どんどん抜かれていく。ゆっくり歩いてひたすら山を下っていく。
辺りは徐々に暗くなっていく中、一人で先の見えない木立をゆっくりと歩いて降りていく。
非常に孤独な作業。

それでも何とか早雲山のケーブル駅に到着し、あとは舗装路をゴールへ向かって進む。
ゴール到着時間は18:46。神山頂上から1時間も経っていないとは思えないほど、精神的には長い時間だった。レース前半から中盤の記憶が全てすっ飛んでしまうほど、この神山を巡る登りと下りは苦しすぎた。

最後は箱根登山鉄道の線路沿いを走りながら、多くの住民の方やスタッフの方、さらには走り終えた選手の皆さんが拍手と声援で後押ししてくれる。不思議と小走りで走れる。

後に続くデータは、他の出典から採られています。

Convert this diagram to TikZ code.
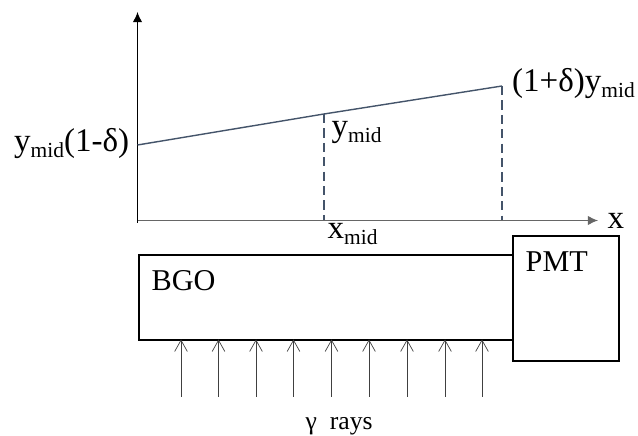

ゴールの彫刻の森美術館では、誰も待っていないはずのゴールで、見ず知らずの人たちが自分へ向けて大声援。
多くの人がゴール付近で呼び込んでくれる。感動のゴール。


自分は比較的感動しやすいので、ちょっとこれはキタ。最後の最後で。
走っている途中、何度とやめたくなり、二度とやら無いなとかも思ったけど、こういうことをされるとまた走りたくなる。


とりあえず今回の反省点としては、

・前半は飛ばさずに故障をせずに完走を目指す。特に膝と腰。
・食料はそんなにいらない。重くなる。パワージェルとアミノ酸くらい。
・水は多いかと思ったけど、500ミリを2本と1リットルくらいは必要
・休憩は計画的に。休まず歩き続けるほうがベター

帰りは満員の箱根登山鉄道で降りて、箱根湯本のやじきたの湯で疲れを癒し、電車で帰宅。

*1:今回のレースではコース途中のエイドステーションで水とアミノバリューの無料提供がされていた。やはり水を持って走るとはいえ途中で尽きてしまうためコレは非常に重要だった。特に気温も高かったし。